Interest rates on home loans took a tumble this past week, and signs point to an even further decline in the upcoming report.
An eight-basis-point improvement from the previous week was recorded for 30-year fixed rates, which averaged 3.78 percent in the week ended March 19.
Freddie Mac, which reported interest rates in its weekly Primary Mortgage Market Survey, said that the 30 year averaged 4.32 percent in the same week last year.
Freddie Mac Deputy Chief Economist Len Kiefer noted in the report that the decline in rates followed mixed housing data.
“Housing starts dropped 17 percent to a seasonally adjusted pace of 897,000 units, below market expectations. However, housing permits increased 3 percent in February,” Kiefer stated in the report. “As we head into spring, home builders remain positive about home sales in the near future although the NAHB Housing Market Index dropped another 2 points to 53 in March.”

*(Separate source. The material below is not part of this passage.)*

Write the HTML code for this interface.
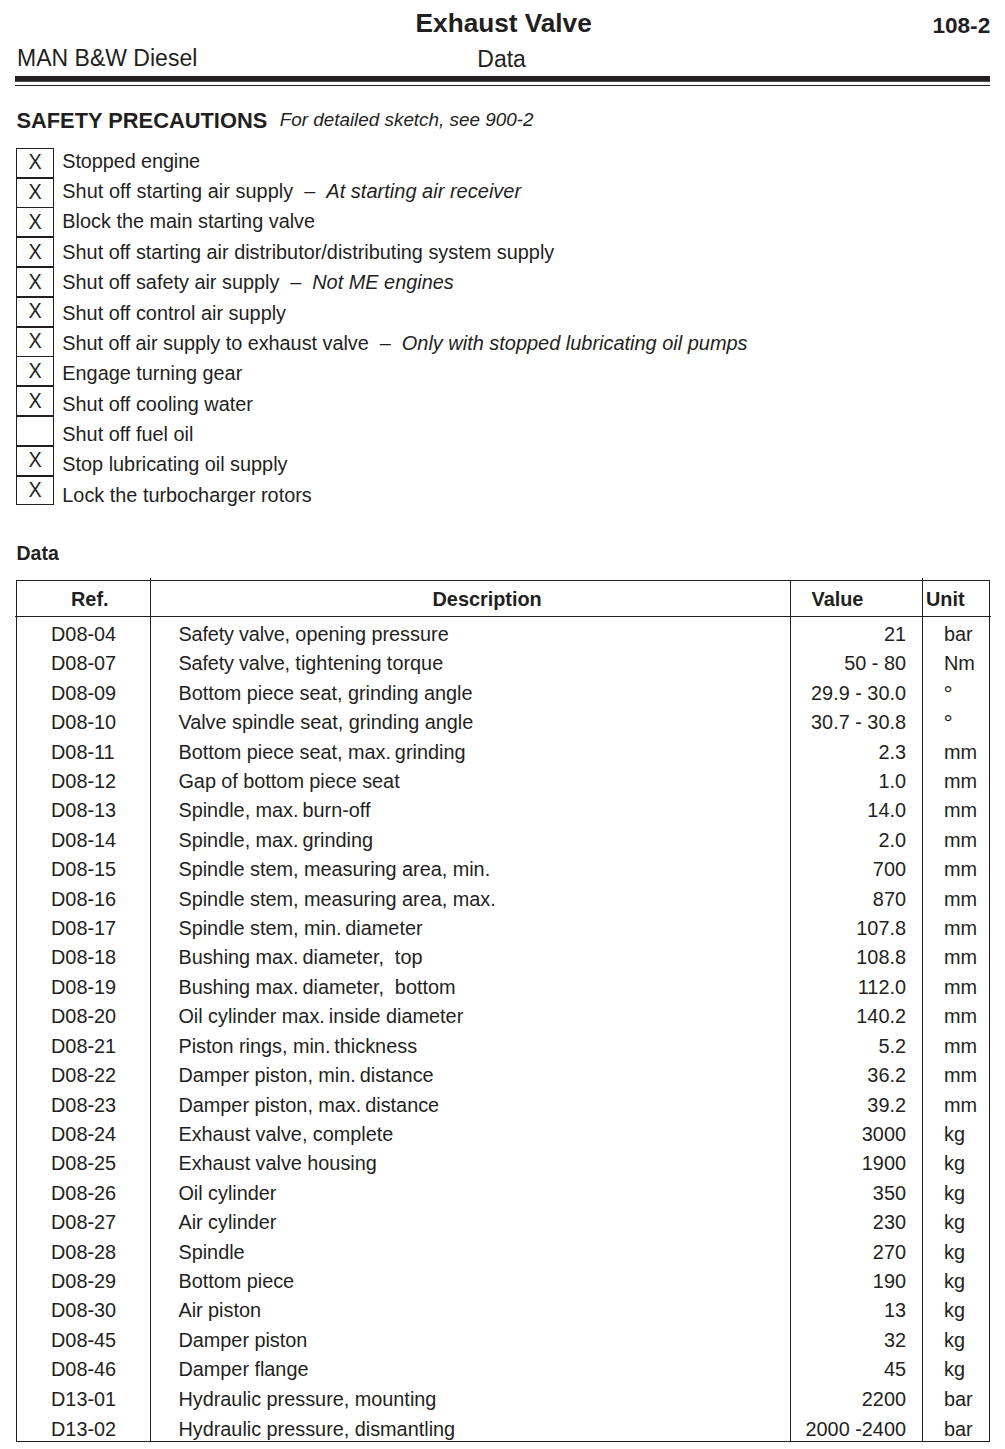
<!DOCTYPE html>
<html><head><meta charset="utf-8"><title>Exhaust Valve - Data</title>
<style>
html,body{margin:0;padding:0;background:#fff}
body{width:1005px;height:1449px;position:relative;overflow:hidden;font-family:"Liberation Sans",sans-serif;color:#231f20}
div{position:absolute;white-space:nowrap;font-size:19.87px;line-height:30px}
.b{font-weight:bold}
.d{word-spacing:-0.15px}
.n{margin-left:-1.5px}
.i,i{font-style:italic}
.ln{background:#231f20}
</style></head><body>
<div class="b" style="left:303.7px;width:400px;text-align:center;top:8px;font-size:26.2px">Exhaust Valve</div>
<div class="b" style="right:14.8px;top:11px;font-size:22.6px">108-2</div>
<div style="left:17.1px;top:43px;font-size:23px">MAN B&amp;W Diesel</div>
<div style="left:301.6px;width:400px;text-align:center;top:44px;font-size:23px">Data</div>
<div class="ln" style="left:15px;top:76px;width:975px;height:5px"></div>
<div class="ln" style="left:15px;top:81px;width:975px;height:1px;opacity:.8"></div>
<div class="ln" style="left:15px;top:85px;width:975px;height:1px"></div>
<div class="b" style="left:16.4px;top:106px;font-size:21.85px">SAFETY PRECAUTIONS</div>
<div class="i" style="left:279.7px;top:105px;font-size:18.87px">For detailed sketch, see 900-2</div>
<div class="ln" style="left:16px;top:148px;width:1px;height:357px"></div>
<div class="ln" style="left:53px;top:148px;width:1px;height:357px"></div>
<div class="ln" style="left:16px;top:148px;width:38px;height:1px"></div>
<div class="ln" style="left:16px;top:177px;width:38px;height:2px"></div>
<div class="ln" style="left:16px;top:207px;width:38px;height:1px"></div>
<div class="ln" style="left:16px;top:236px;width:38px;height:2px"></div>
<div class="ln" style="left:16px;top:266px;width:38px;height:2px"></div>
<div class="ln" style="left:16px;top:296px;width:38px;height:2px"></div>
<div class="ln" style="left:16px;top:326px;width:38px;height:2px"></div>
<div class="ln" style="left:16px;top:356px;width:38px;height:1px"></div>
<div class="ln" style="left:16px;top:385px;width:38px;height:2px"></div>
<div class="ln" style="left:16px;top:415px;width:38px;height:2px"></div>
<div class="ln" style="left:16px;top:445px;width:38px;height:2px"></div>
<div class="ln" style="left:16px;top:475px;width:38px;height:2px"></div>
<div class="ln" style="left:16px;top:504px;width:38px;height:1px"></div>
<div style="left:16px;width:38px;text-align:center;top:147px;font-size:21.3px;transform:scaleX(.93)">X</div>
<div style="left:62.3px;top:146px"><span style="letter-spacing:-0.1px">Stopped engine</span></div>
<div style="left:16px;width:38px;text-align:center;top:177px;font-size:21.3px;transform:scaleX(.93)">X</div>
<div style="left:62.3px;top:176px"><span style="letter-spacing:0.06px">Shut off starting air supply</span><span style="margin-left:0px"> &nbsp;&ndash;&nbsp; </span><i style="font-size:20.05px">At starting air receiver</i></div>
<div style="left:16px;width:38px;text-align:center;top:207px;font-size:21.3px;transform:scaleX(.93)">X</div>
<div style="left:62.3px;top:206px">Block the main starting valve</div>
<div style="left:16px;width:38px;text-align:center;top:237px;font-size:21.3px;transform:scaleX(.93)">X</div>
<div style="left:62.3px;top:237px">Shut off starting air distributor/distributing system supply</div>
<div style="left:16px;width:38px;text-align:center;top:267px;font-size:21.3px;transform:scaleX(.93)">X</div>
<div style="left:62.3px;top:267px">Shut off safety air supply<span style="margin-left:-0.3px"> &nbsp;&ndash;&nbsp; </span><i style="font-size:19.9px">Not ME engines</i></div>
<div style="left:16px;width:38px;text-align:center;top:296px;font-size:21.3px;transform:scaleX(.93)">X</div>
<div style="left:62.3px;top:298px">Shut off control air supply</div>
<div style="left:16px;width:38px;text-align:center;top:326px;font-size:21.3px;transform:scaleX(.93)">X</div>
<div style="left:62.3px;top:328px"><span style="letter-spacing:-0.035px">Shut off air supply to exhaust valve</span><span style="margin-left:0px"> &nbsp;&ndash;&nbsp; </span><i style="font-size:19.94px">Only with stopped lubricating oil pumps</i></div>
<div style="left:16px;width:38px;text-align:center;top:356px;font-size:21.3px;transform:scaleX(.93)">X</div>
<div style="left:62.3px;top:358px">Engage turning gear</div>
<div style="left:16px;width:38px;text-align:center;top:386px;font-size:21.3px;transform:scaleX(.93)">X</div>
<div style="left:62.3px;top:389px">Shut off cooling water</div>
<div style="left:62.3px;top:419px">Shut off fuel oil</div>
<div style="left:16px;width:38px;text-align:center;top:445px;font-size:21.3px;transform:scaleX(.93)">X</div>
<div style="left:62.3px;top:449px">Stop lubricating oil supply</div>
<div style="left:16px;width:38px;text-align:center;top:475px;font-size:21.3px;transform:scaleX(.93)">X</div>
<div style="left:62.3px;top:480px">Lock the turbocharger rotors</div>
<div class="b" style="left:16.5px;top:538px;font-size:19.5px">Data</div>
<div class="ln" style="left:16px;top:580px;width:974px;height:1px"></div>
<div class="ln" style="left:15px;top:616px;width:976px;height:1px"></div>
<div class="ln" style="left:16px;top:1441px;width:974px;height:1px"></div>
<div class="ln" style="left:16px;top:580px;width:1px;height:862px"></div>
<div class="ln" style="left:150px;top:578px;width:1px;height:864px"></div>
<div class="ln" style="left:790px;top:580px;width:1px;height:862px"></div>
<div class="ln" style="left:922px;top:578px;width:1px;height:864px"></div>
<div class="ln" style="left:989px;top:580px;width:1px;height:862px"></div>
<div class="b" style="left:71px;top:584px">Ref.</div>
<div class="b" style="left:432.5px;top:584px">Description</div>
<div class="b" style="left:811.5px;top:584px">Value</div>
<div class="b" style="left:926px;top:584px">Unit</div>
<div style="left:51px;top:619px">D08-04</div>
<div class="d" style="left:178.4px;top:619px"><span style="letter-spacing:-0.15px">Safety valve,</span> opening pressure</div>
<div style="right:99px;top:619px">21</div>
<div style="left:944px;top:619px">bar</div>
<div style="left:51px;top:648px">D08-07</div>
<div class="d" style="left:178.4px;top:648px"><span style="letter-spacing:-0.15px">Safety valve,</span> tightening torque</div>
<div style="right:99px;top:648px">50 - 80</div>
<div style="left:944px;top:648px">Nm</div>
<div style="left:51px;top:678px">D08-09</div>
<div class="d" style="left:178.4px;top:678px">Bottom piece seat, grinding angle</div>
<div style="right:99px;top:678px">29.9 - 30.0</div>
<div style="left:943.6px;top:679px;font-size:23px">&deg;</div>
<div style="left:51px;top:707px">D08-10</div>
<div class="d" style="left:178.4px;top:707px">Valve spindle seat, grinding angle</div>
<div style="right:99px;top:707px">30.7 - 30.8</div>
<div style="left:943.6px;top:708px;font-size:23px">&deg;</div>
<div style="left:51px;top:737px">D08-11</div>
<div class="d" style="left:178.4px;top:737px">Bottom piece seat, max.<span class="n"> </span>grinding</div>
<div style="right:99px;top:737px">2.3</div>
<div style="left:944px;top:737px">mm</div>
<div style="left:51px;top:766px">D08-12</div>
<div class="d" style="left:178.4px;top:766px">Gap of bottom piece seat</div>
<div style="right:99px;top:766px">1.0</div>
<div style="left:944px;top:766px">mm</div>
<div style="left:51px;top:795px">D08-13</div>
<div class="d" style="left:178.4px;top:795px">Spindle, max.<span class="n"> </span>burn-off</div>
<div style="right:99px;top:795px">14.0</div>
<div style="left:944px;top:795px">mm</div>
<div style="left:51px;top:825px">D08-14</div>
<div class="d" style="left:178.4px;top:825px">Spindle, max.<span class="n"> </span>grinding</div>
<div style="right:99px;top:825px">2.0</div>
<div style="left:944px;top:825px">mm</div>
<div style="left:51px;top:854px">D08-15</div>
<div class="d" style="left:178.4px;top:854px">Spindle stem, measuring area, min.</div>
<div style="right:99px;top:854px">700</div>
<div style="left:944px;top:854px">mm</div>
<div style="left:51px;top:884px">D08-16</div>
<div class="d" style="left:178.4px;top:884px">Spindle stem, measuring area, max.</div>
<div style="right:99px;top:884px">870</div>
<div style="left:944px;top:884px">mm</div>
<div style="left:51px;top:913px">D08-17</div>
<div class="d" style="left:178.4px;top:913px">Spindle stem, min.<span class="n"> </span>diameter</div>
<div style="right:99px;top:913px">107.8</div>
<div style="left:944px;top:913px">mm</div>
<div style="left:51px;top:942px">D08-18</div>
<div class="d" style="left:178.4px;top:942px">Bushing max.<span class="n"> </span>diameter, &nbsp;top</div>
<div style="right:99px;top:942px">108.8</div>
<div style="left:944px;top:942px">mm</div>
<div style="left:51px;top:972px">D08-19</div>
<div class="d" style="left:178.4px;top:972px">Bushing max.<span class="n"> </span>diameter, &nbsp;bottom</div>
<div style="right:99px;top:972px">112.0</div>
<div style="left:944px;top:972px">mm</div>
<div style="left:51px;top:1001px">D08-20</div>
<div class="d" style="left:178.4px;top:1001px">Oil cylinder max.<span class="n"> </span>inside diameter</div>
<div style="right:99px;top:1001px">140.2</div>
<div style="left:944px;top:1001px">mm</div>
<div style="left:51px;top:1031px">D08-21</div>
<div class="d" style="left:178.4px;top:1031px">Piston rings, min.<span class="n"> </span>thickness</div>
<div style="right:99px;top:1031px">5.2</div>
<div style="left:944px;top:1031px">mm</div>
<div style="left:51px;top:1060px">D08-22</div>
<div class="d" style="left:178.4px;top:1060px">Damper piston, min.<span class="n"> </span>distance</div>
<div style="right:99px;top:1060px">36.2</div>
<div style="left:944px;top:1060px">mm</div>
<div style="left:51px;top:1090px">D08-23</div>
<div class="d" style="left:178.4px;top:1090px">Damper piston, max.<span class="n"> </span>distance</div>
<div style="right:99px;top:1090px">39.2</div>
<div style="left:944px;top:1090px">mm</div>
<div style="left:51px;top:1119px">D08-24</div>
<div class="d" style="left:178.4px;top:1119px">Exhaust valve, complete</div>
<div style="right:99px;top:1119px">3000</div>
<div style="left:944px;top:1119px">kg</div>
<div style="left:51px;top:1148px">D08-25</div>
<div class="d" style="left:178.4px;top:1148px">Exhaust valve housing</div>
<div style="right:99px;top:1148px">1900</div>
<div style="left:944px;top:1148px">kg</div>
<div style="left:51px;top:1178px">D08-26</div>
<div class="d" style="left:178.4px;top:1178px">Oil cylinder</div>
<div style="right:99px;top:1178px">350</div>
<div style="left:944px;top:1178px">kg</div>
<div style="left:51px;top:1207px">D08-27</div>
<div class="d" style="left:178.4px;top:1207px">Air cylinder</div>
<div style="right:99px;top:1207px">230</div>
<div style="left:944px;top:1207px">kg</div>
<div style="left:51px;top:1237px">D08-28</div>
<div class="d" style="left:178.4px;top:1237px">Spindle</div>
<div style="right:99px;top:1237px">270</div>
<div style="left:944px;top:1237px">kg</div>
<div style="left:51px;top:1266px">D08-29</div>
<div class="d" style="left:178.4px;top:1266px">Bottom piece</div>
<div style="right:99px;top:1266px">190</div>
<div style="left:944px;top:1266px">kg</div>
<div style="left:51px;top:1295px">D08-30</div>
<div class="d" style="left:178.4px;top:1295px">Air piston</div>
<div style="right:99px;top:1295px">13</div>
<div style="left:944px;top:1295px">kg</div>
<div style="left:51px;top:1325px">D08-45</div>
<div class="d" style="left:178.4px;top:1325px">Damper piston</div>
<div style="right:99px;top:1325px">32</div>
<div style="left:944px;top:1325px">kg</div>
<div style="left:51px;top:1354px">D08-46</div>
<div class="d" style="left:178.4px;top:1354px">Damper flange</div>
<div style="right:99px;top:1354px">45</div>
<div style="left:944px;top:1354px">kg</div>
<div style="left:51px;top:1384px">D13-01</div>
<div class="d" style="left:178.4px;top:1384px">Hydraulic pressure, mounting</div>
<div style="right:99px;top:1384px">2200</div>
<div style="left:944px;top:1384px">bar</div>
<div style="left:51px;top:1414px">D13-02</div>
<div class="d" style="left:178.4px;top:1414px">Hydraulic pressure, dismantling</div>
<div style="right:99px;top:1414px">2000 -2400</div>
<div style="left:944px;top:1414px">bar</div>
</body></html>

MBSQuoteline Director Joe Farr commented that rates are now even lower than what Freddie reported.
“If the survey had been conducted today, the improvement would have been even better,” Farr said in a written statement. “The rate in this survey does not include the improvement that occurred following the Fed meeting.”
For the entire month of February, 30-year fixed rates on closed loans averaged 4.008 percent, according to Ellie Mae Inc.’s Origination Insight Report. The average was down from 4.154 percent in January.
On just conventional loans,
30-year rates averaged 4.079 percent last month, Ellie reported. The average was 3.945 percent on mortgages insured by the Federal Housing Administration and 3.769 percent on loans guaranteed by the Department of Veterans Affairs.
Mortgage Daily’s analysis of Treasury market activity suggests fixed rates could be around 5 BPS lower in Freddie’s next report.
Fixed rates are likely to decline at least 3 BPS over the next week, according to 42 percent of panelists surveyed by Bankrate.com for the week March 19 to March 25. A third predicted no change, and a quarter expected rates to rise.
At 10 BPS, the jumbo-conforming spread in the
U.S. Mortgage Market Index report from LoanSifter/Optimal Blue and Mortgage Daily for the week ended March 13 was thinner than 13 BPS seven days earlier.
Freddie’s report indicated that 15-year fixed rates averaged 3.06 percent, down from 3.10 percent in the week ended March 12. The difference between 15- and 30-year rates thinned to
72 BPS from 76 BPS in the previous report.
Fifteen-year mortgages accounted for 11.1 percent of all loan production in February, according to Ellie. The share was up from 10.8 percent in January.
Five-year, Treasury-indexed, hybrid, adjustable-rate mortgages
averaged 2.97 percent in Freddie’s survey, down 4 BPS from a week earlier.
Freddie said that the average one-year ARM
was unchanged from the previous report at 2.46 percent. But the one year was off 3 BPS from the week ended March 20, 2014.
One-year ARMs move with the yield on the one-year Treasury note, which rose to 0.26 percent Thursday from 0.24 percent the previous Thursday, according to data from the Department of the Treasury.
No change was reported by Bankrate.com from a week earlier for the six-month London Interbank Offered Rate, which averaged 0.40 percent Wednesday.
ARM share in the most-recent Mortgage Market Index report was mostly unchanged from the prior week at 9.1 percent.
Ellie reported that ARM share tumbled to 4.0 percent in February from the prior month’s 5.1 percent.